COLLECTED MATERIAL:
::::::::::
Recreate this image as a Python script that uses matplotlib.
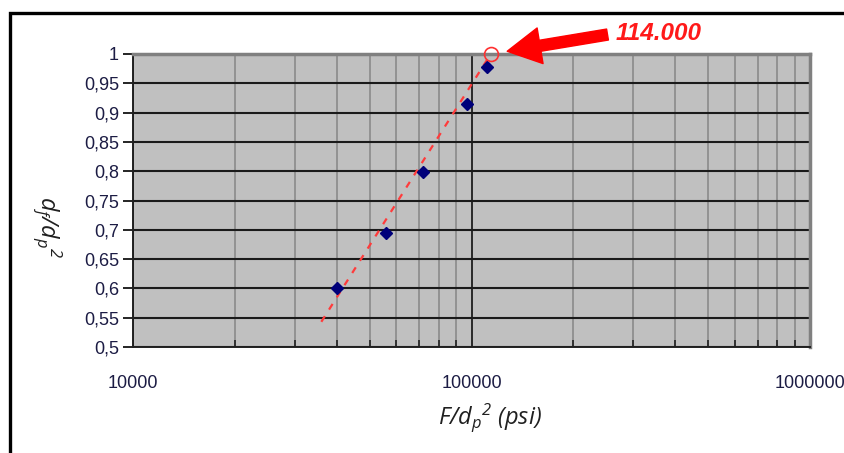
import matplotlib
matplotlib.use('Agg')
import matplotlib.pyplot as plt
from matplotlib.patches import Rectangle
from matplotlib.ticker import FixedLocator, LogLocator, NullFormatter

# measured points (F/dp^2 in psi, df/dp^2)
load = [40000, 56000, 72000, 96800, 110800]
ratio = [0.601, 0.694, 0.799, 0.914, 0.978]

# fitted trend line ends and extrapolated point
fit_x = [36000, 114000]
fit_y = [0.543, 1.0]
limit_x = 114000
limit_y = 1.0
limit_label = '114.000'

y_ticks = [0.5, 0.55, 0.6, 0.65, 0.7, 0.75, 0.8, 0.85, 0.9, 0.95, 1.0]
y_labels = ['0,5', '0,55', '0,6', '0,65', '0,7', '0,75', '0,8', '0,85',
            '0,9', '0,95', '1']
x_ticks = [1e4, 1e5, 1e6]
x_labels = ['10000', '100000', '1000000']

plt.rcParams['font.family'] = ['Liberation Sans', 'DejaVu Sans']
plt.rcParams['mathtext.fontset'] = 'custom'
plt.rcParams['mathtext.it'] = 'Open Sans:italic'
plt.rcParams['mathtext.rm'] = 'Open Sans:italic'

fig = plt.figure(figsize=(8.45, 4.53), dpi=100)
fig.patches.append(Rectangle((10 / 845, -0.1), 1.2, 1.1 - 13 / 453,
                             transform=fig.transFigure, fill=False,
                             edgecolor='black', lw=2.4))

ax = fig.add_axes([133 / 845, 1 - 347 / 453, 677 / 845, 293 / 453])
ax.set_facecolor('#c0c0c0')
ax.set_xscale('log')
ax.set_xlim(1e4, 1e6)
ax.set_ylim(0.5, 1.0)

ax.xaxis.set_major_locator(FixedLocator(x_ticks))
ax.set_xticklabels(x_labels)
ax.xaxis.set_minor_locator(LogLocator(base=10, subs=range(2, 10)))
ax.xaxis.set_minor_formatter(NullFormatter())
ax.set_yticks(y_ticks)
ax.set_yticklabels(y_labels)

ax.grid(True, which='minor', axis='x', color='#929292', lw=1.4)
ax.grid(True, which='major', axis='x', color='#101010', lw=1.2)
ax.grid(True, which='major', axis='y', color='#1a1a1a', lw=1.5)
ax.set_axisbelow(True)

label_color = '#1c1c44'
ax.tick_params(axis='y', direction='out', length=7, width=1.2,
               labelsize=13, labelcolor=label_color, pad=3)
ax.tick_params(axis='x', which='major', length=0, labelsize=13,
               labelcolor=label_color, pad=20)
ax.tick_params(axis='x', which='minor', direction='in', length=5, width=1.2,
               color='#202020')

for side in ['left', 'bottom']:
    ax.spines[side].set_color('#202020')
    ax.spines[side].set_linewidth(1.4)
for side in ['top', 'right']:
    ax.spines[side].set_color('#808080')
    ax.spines[side].set_linewidth(2.5)

ax.plot(fit_x, fit_y, color='#ff3b3b', lw=1.6, dashes=(3, 3.5), zorder=3)
ax.plot(load, ratio, ls='none', marker='D', markersize=6.5,
        color='#00007a', zorder=4)
ax.plot([limit_x], [limit_y], ls='none', marker='o', markersize=10,
        markerfacecolor='none', markeredgecolor='#ff3030', mew=1.2,
        clip_on=False, zorder=5)

ax.annotate(limit_label, xy=(limit_x, limit_y), xytext=(90, 15),
            textcoords='offset points', ha='left', va='center',
            fontsize=17.5, fontweight='bold', fontstyle='italic',
            color='#ff1a1a', annotation_clip=False,
            arrowprops=dict(arrowstyle='simple,head_length=2.4,head_width=2.6,'
                                       'tail_width=0.8',
                            mutation_scale=10, color='#ff0000',
                            shrinkA=4, shrinkB=12, relpos=(0, 0.5)))

fig.text(490 / 845, 1 - 418 / 453, r'$F/d_p{}^2$ (psi)', ha='center',
         va='center', fontsize=17, fontstyle='italic',
         family='Open Sans', color='#202020')
fig.text(47 / 845, 1 - 227 / 453, r'$d_f/d_p{}^2$', ha='center',
         va='center', fontsize=17, rotation=-90, color='#202020')

fig.savefig('out.png', dpi=100)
::::::::::
Transcribe the full listing above exactly as it stands, minus the pictures.

Recreate this image as a Python script that uses matplotlib.
import matplotlib
matplotlib.use('Agg')
import matplotlib.pyplot as plt
from matplotlib.patches import Rectangle
from matplotlib.ticker import FixedLocator, LogLocator, NullFormatter

# measured points (F/dp^2 in psi, df/dp^2)
load = [40000, 56000, 72000, 96800, 110800]
ratio = [0.601, 0.694, 0.799, 0.914, 0.978]

# fitted trend line ends and extrapolated point
fit_x = [36000, 114000]
fit_y = [0.543, 1.0]
limit_x = 114000
limit_y = 1.0
limit_label = '114.000'

y_ticks = [0.5, 0.55, 0.6, 0.65, 0.7, 0.75, 0.8, 0.85, 0.9, 0.95, 1.0]
y_labels = ['0,5', '0,55', '0,6', '0,65', '0,7', '0,75', '0,8', '0,85',
            '0,9', '0,95', '1']
x_ticks = [1e4, 1e5, 1e6]
x_labels = ['10000', '100000', '1000000']

plt.rcParams['font.family'] = ['Liberation Sans', 'DejaVu Sans']
plt.rcParams['mathtext.fontset'] = 'custom'
plt.rcParams['mathtext.it'] = 'Open Sans:italic'
plt.rcParams['mathtext.rm'] = 'Open Sans:italic'

fig = plt.figure(figsize=(8.45, 4.53), dpi=100)
fig.patches.append(Rectangle((10 / 845, -0.1), 1.2, 1.1 - 13 / 453,
                             transform=fig.transFigure, fill=False,
                             edgecolor='black', lw=2.4))

ax = fig.add_axes([133 / 845, 1 - 347 / 453, 677 / 845, 293 / 453])
ax.set_facecolor('#c0c0c0')
ax.set_xscale('log')
ax.set_xlim(1e4, 1e6)
ax.set_ylim(0.5, 1.0)

ax.xaxis.set_major_locator(FixedLocator(x_ticks))
ax.set_xticklabels(x_labels)
ax.xaxis.set_minor_locator(LogLocator(base=10, subs=range(2, 10)))
ax.xaxis.set_minor_formatter(NullFormatter())
ax.set_yticks(y_ticks)
ax.set_yticklabels(y_labels)

ax.grid(True, which='minor', axis='x', color='#929292', lw=1.4)
ax.grid(True, which='major', axis='x', color='#101010', lw=1.2)
ax.grid(True, which='major', axis='y', color='#1a1a1a', lw=1.5)
ax.set_axisbelow(True)

label_color = '#1c1c44'
ax.tick_params(axis='y', direction='out', length=7, width=1.2,
               labelsize=13, labelcolor=label_color, pad=3)
ax.tick_params(axis='x', which='major', length=0, labelsize=13,
               labelcolor=label_color, pad=20)
ax.tick_params(axis='x', which='minor', direction='in', length=5, width=1.2,
               color='#202020')

for side in ['left', 'bottom']:
    ax.spines[side].set_color('#202020')
    ax.spines[side].set_linewidth(1.4)
for side in ['top', 'right']:
    ax.spines[side].set_color('#808080')
    ax.spines[side].set_linewidth(2.5)

ax.plot(fit_x, fit_y, color='#ff3b3b', lw=1.6, dashes=(3, 3.5), zorder=3)
ax.plot(load, ratio, ls='none', marker='D', markersize=6.5,
        color='#00007a', zorder=4)
ax.plot([limit_x], [limit_y], ls='none', marker='o', markersize=10,
        markerfacecolor='none', markeredgecolor='#ff3030', mew=1.2,
        clip_on=False, zorder=5)

ax.annotate(limit_label, xy=(limit_x, limit_y), xytext=(90, 15),
            textcoords='offset points', ha='left', va='center',
            fontsize=17.5, fontweight='bold', fontstyle='italic',
            color='#ff1a1a', annotation_clip=False,
            arrowprops=dict(arrowstyle='simple,head_length=2.4,head_width=2.6,'
                                       'tail_width=0.8',
                            mutation_scale=10, color='#ff0000',
                            shrinkA=4, shrinkB=12, relpos=(0, 0.5)))

fig.text(490 / 845, 1 - 418 / 453, r'$F/d_p{}^2$ (psi)', ha='center',
         va='center', fontsize=17, fontstyle='italic',
         family='Open Sans', color='#202020')
fig.text(47 / 845, 1 - 227 / 453, r'$d_f/d_p{}^2$', ha='center',
         va='center', fontsize=17, rotation=-90, color='#202020')

fig.savefig('out.png', dpi=100)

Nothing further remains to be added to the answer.